Posted inEmergent TechBusiness

BlockFi files for Chapter 11, becomes latest casualty of FTX collapse

BlockFi reportedly already halted most activity on its platform, citing “significant exposure” to FTX

US-based crypto lender BlockFi has filed for bankruptcy, as the fall of FTX continues to impact the industry.

On Monday, the company has filed for Chapter 11 protection in New Jersey, where it is based. BlockFi claimed more than 100,000 creditors, with the firm’s liabilities ranging from $1 billion to $10 billion.

BlockFi’s filing stated that it will use the Chapter 11 process to “focus on recovering all obligations owed to BlockFi by its counterparties, including FTX and associated corporate entities.” The statement also noted that the recoveries are likely to be delayed by FTX’s own bankruptcy.
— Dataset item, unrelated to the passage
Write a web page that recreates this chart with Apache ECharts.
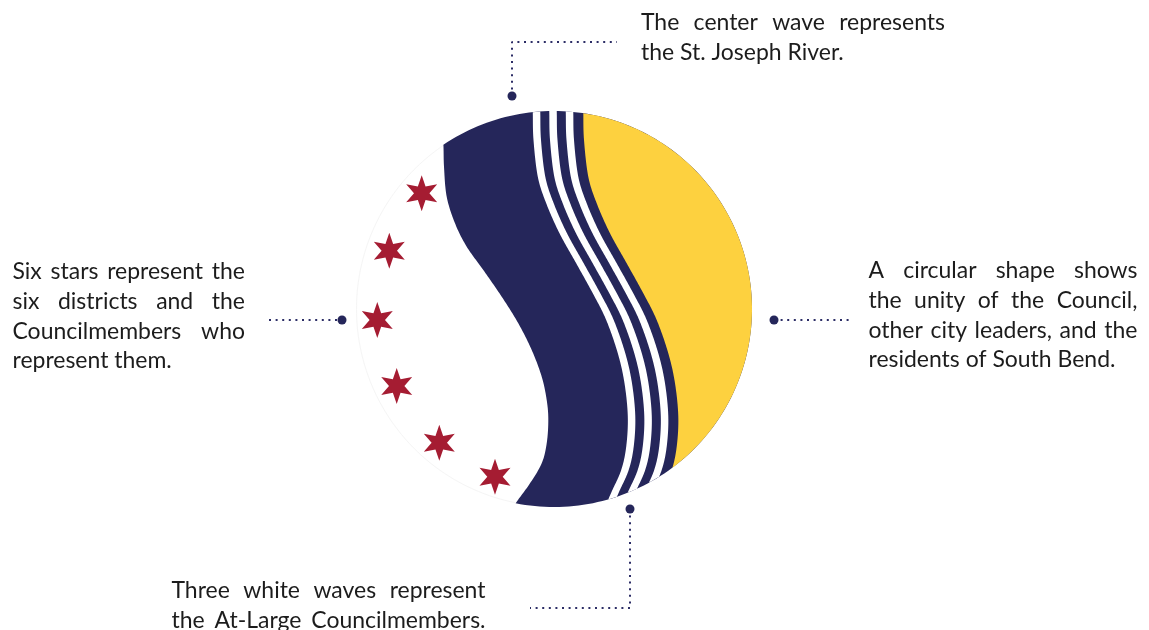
<!DOCTYPE html>
<html>
<head>
<meta charset="utf-8">
<script src="https://cdn.jsdelivr.net/npm/echarts@6/dist/echarts.min.js"></script>
<style>
html,body{margin:0;padding:0;background:#ffffff;}
#main{width:1149px;height:630px;}
</style>
</head>
<body>
<div id="main"></div>
<script>
// ---------------- data (in the chart's own x/y value space) ----------------
const logoRing = [554, 309, 198];            // centre x, centre y, radius
const shoreEdge = [[441,128],[443.3,143.3],[444,166.7],[446.7,196.7],[455,223.3],[466.7,246.7],[483.3,270],[501.7,296.7],[518.3,323.3],[531.7,350],[541.7,376.7],[546.7,400],[548.3,420],[546.7,443.3],[541.7,463.3],[530,483.3],[516.7,501.7],[508,515]];
const riverEdge = [[583,88],[583.3,113.3],[584,140],[588.3,176.7],[596.7,203.3],[610,233.3],[626.7,263.3],[643.3,293.3],[656.7,320],[668.3,353.3],[675,383.3],[678.3,416.7],[676.7,446.7],[671.7,470],[662,492],[652,515]];
const waveOffsets = [[-50.5,-43],[-34,-26.5],[-17.5,-10]];
const starPoints = [[421.7,193.3],[389.3,250.7],[377.3,320],[396.7,386],[439.3,442.7],[495,476.7]];
const calloutDots = [[512,96],[342,320],[774,320],[630,509]];
const calloutTop = [[512,96],[512,42],[617,42]];
const calloutLeft = [[269,320],[342,320]];
const calloutRight = [[774,320],[851,320]];
const calloutBottom = [[630,509],[630,608],[530,608]];
const noteTopLines = ["The center wave represents", "the St. Joseph River."];
const noteLeftLines = ["Six stars represent the", "six districts and the", "Councilmembers who", "represent them."];
const noteRightLines = ["A circular shape shows", "the unity of the Council,", "other city leaders, and the", "residents of South Bend."];
const noteBottomLines = ["Three white waves represent", "the At-Large Councilmembers."];

// ---------------- styles ----------------
const NAVY = '#25265a';
const GOLD = '#fdd13f';
const RED = '#a51c32';
const LINE = '#2c2d66';
const INK = '#1c1c1c';
const FONT = 'Lato';

// ---------------- geometry helpers ----------------
const [CX, CY, CR] = logoRing;
function spline(pts, n) {
  const out = [];
  for (let i = 0; i < pts.length - 1; i++) {
    const p0 = pts[Math.max(i - 1, 0)], p1 = pts[i], p2 = pts[i + 1], p3 = pts[Math.min(i + 2, pts.length - 1)];
    for (let s = 0; s < n; s++) {
      const t = s / n, t2 = t * t, t3 = t2 * t;
      const f = (a, b, c, d) => 0.5 * ((2 * b) + (-a + c) * t + (2 * a - 5 * b + 4 * c - d) * t2 + (-a + 3 * b - 3 * c + d) * t3);
      out.push([f(p0[0], p1[0], p2[0], p3[0]), f(p0[1], p1[1], p2[1], p3[1])]);
    }
  }
  out.push(pts[pts.length - 1].slice());
  return out;
}
const inside = p => (p[0] - CX) ** 2 + (p[1] - CY) ** 2 <= CR * CR;
function cross(a, b) {
  let lo = 0, hi = 1;
  const ia = inside(a);
  for (let k = 0; k < 30; k++) {
    const m = (lo + hi) / 2;
    const p = [a[0] + (b[0] - a[0]) * m, a[1] + (b[1] - a[1]) * m];
    if (inside(p) === ia) lo = m; else hi = m;
  }
  const m = (lo + hi) / 2;
  return [a[0] + (b[0] - a[0]) * m, a[1] + (b[1] - a[1]) * m];
}
function clip(pts) {
  let i0 = pts.findIndex(inside);
  let i1 = pts.length - 1;
  while (i1 >= 0 && !inside(pts[i1])) i1--;
  const out = [];
  if (i0 > 0) out.push(cross(pts[i0 - 1], pts[i0]));
  for (let i = i0; i <= i1; i++) out.push(pts[i]);
  if (i1 < pts.length - 1) out.push(cross(pts[i1 + 1], pts[i1]));
  return out;
}
const ang = p => Math.atan2(p[1] - CY, p[0] - CX);
function arc(a0, a1, n, r) {
  const rr = r || CR;
  const out = [];
  for (let i = 0; i <= n; i++) {
    const a = a0 + (a1 - a0) * i / n;
    out.push([CX + rr * Math.cos(a), CY + rr * Math.sin(a)]);
  }
  return out;
}
const shoreClip = clip(spline(shoreEdge, 16));
function sideShape(c) {
  return c.concat(arc(ang(c[c.length - 1]), ang(c[0]), 160));
}
const shapes = [];
shapes.push({ pts: sideShape(shoreClip), fill: NAVY });
waveOffsets.forEach(o => {
  const l = clip(spline(riverEdge.map(p => [p[0] + o[0], p[1]]), 16));
  const r = clip(spline(riverEdge.map(p => [p[0] + o[1], p[1]]), 16));
  shapes.push({ pts: l.concat(r.reverse()), fill: '#ffffff' });
});
shapes.push({ pts: sideShape(clip(spline(riverEdge, 16))), fill: GOLD });
// faint outline only on the open (white) left side
const aTop = ang(shoreClip[0]), aBot = ang(shoreClip[shoreClip.length - 1]);
const ring = arc(aBot, aTop + Math.PI * 2, 120, CR - 0.5);

function starPath() {
  let d = '';
  for (let k = 0; k < 12; k++) {
    const a = (-90 + k * 30) * Math.PI / 180;
    const r = k % 2 === 0 ? 100 : 43;
    d += (k ? 'L' : 'M') + (r * Math.cos(a)).toFixed(2) + ' ' + (r * Math.sin(a)).toFixed(2);
  }
  return 'path://' + d + 'Z';
}

function dotted(name, pts) {
  return {
    type: 'line', name, data: pts, symbol: 'none', silent: true, z: 4,
    lineStyle: { color: LINE, width: 2, type: [2, 4.6], cap: 'butt', opacity: 1 }
  };
}

const chart = echarts.init(document.getElementById('main'), null, { renderer: 'canvas' });
chart.setOption({
  animation: false,
  backgroundColor: '#ffffff',
  grid: { left: 0, right: 0, top: 0, bottom: 0 },
  xAxis: { type: 'value', min: 0, max: 1149, show: false },
  yAxis: { type: 'value', min: 0, max: 630, inverse: true, show: false },
  series: [
    {
      type: 'custom', name: 'logo', silent: true, z: 2,
      data: [[0, 0]],
      encode: { x: 0, y: 1 },
      renderItem: function (params, api) {
        const children = [{
          type: 'polyline',
          shape: { points: ring.map(p => api.coord(p)) },
          style: { stroke: '#f5f5f5', lineWidth: 1, fill: null }
        }];
        shapes.forEach(s => children.push({
          type: 'polygon',
          shape: { points: s.pts.map(p => api.coord(p)) },
          style: { fill: s.fill }
        }));
        return { type: 'group', children };
      }
    },
    {
      type: 'scatter', name: 'stars', data: starPoints, silent: true, z: 3,
      symbol: starPath(), symbolSize: [31, 36],
      itemStyle: { color: RED, opacity: 1 }
    },
    dotted('c1', calloutTop), dotted('c2', calloutLeft), dotted('c3', calloutRight), dotted('c4', calloutBottom),
    {
      type: 'scatter', name: 'dots', data: calloutDots, silent: true, z: 5,
      symbol: 'circle', symbolSize: 9, itemStyle: { color: NAVY, opacity: 1 }
    }
  ]
});

// ---------------- justified text notes ----------------
const ctx = document.createElement('canvas').getContext('2d');
function w(text, size) { ctx.font = size + 'px ' + FONT; return ctx.measureText(text).width; }
const fitRefs = [["residents of South Bend.", 252], ["represent them.", 164], ["the St. Joseph River.", 193]];
let sz = fitRefs.reduce((acc, r) => acc + r[1] / (w(r[0], 100) / 100), 0) / fitRefs.length;
sz = Math.max(17, Math.min(24, sz));

const blocks = [
  { lines: noteTopLines, x0: 641, x1: 945, base: [30, 60], just: [1, 0] },
  { lines: noteLeftLines, x0: 12.5, x1: 245, base: [279, 309, 339, 368], just: [1, 1, 1, 0] },
  { lines: noteRightLines, x0: 868.5, x1: 1137.5, base: [278, 308, 338, 367], just: [1, 1, 1, 0] },
  { lines: noteBottomLines, x0: 171.5, x1: 485.5, base: [598, 628], just: [1, 1] }
];
const graphics = [];
blocks.forEach(b => {
  b.lines.forEach((line, i) => {
    const p0 = chart.convertToPixel({ gridIndex: 0 }, [b.x0, b.base[i]]);
    const p1 = chart.convertToPixel({ gridIndex: 0 }, [b.x1, b.base[i]]);
    const y = p0[1] - sz * 0.33;
    if (b.just[i]) {
      const words = line.split(' ');
      const ww = words.map(t => w(t, sz));
      const tot = ww.reduce((a, c) => a + c, 0);
      const gap = Math.max(sz * 0.2, (p1[0] - p0[0] - tot) / (words.length - 1));
      let x = p0[0];
      words.forEach((t, k) => {
        graphics.push({ type: 'text', x, y, silent: true, style: { text: t, font: sz + 'px ' + FONT, fill: INK, textAlign: 'left', textVerticalAlign: 'middle' } });
        x += ww[k] + gap;
      });
    } else {
      graphics.push({ type: 'text', x: p0[0], y, silent: true, style: { text: line, font: sz + 'px ' + FONT, fill: INK, textAlign: 'left', textVerticalAlign: 'middle' } });
    }
  });
});
chart.setOption({ graphic: graphics });
</script>
</body>
</html>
Chapter 11 bankruptcy enables a company to continue operating while working out a plan to repay creditors.

Earlier this month, FTX – a popular crypto exchange firm filed for bankruptcy following a run on deposits left the company owing $8 billion. The incident triggered investigations by the Securities and Exchange Commission and the Justice Department, which is looking into whether FTX misappropriated customer funds when it lent billions of dollars to crypto hedge fun Alameda Research.

BlockFi worked with FTX US after it took an $80 million hit from the bad debt of crypto hedge fund Three Arrows Capital, which collapsed after the TerraUSD stablecoin crash in May.

The company had significant exposure to the empire of companies founded by former FTX Chief Executive Officer Sam Bankman-Fried.

BlockFi said in the statement that it had around $257 million of cash on hand, and is starting an “internal plan to considerably reduce expenses, including labour costs.”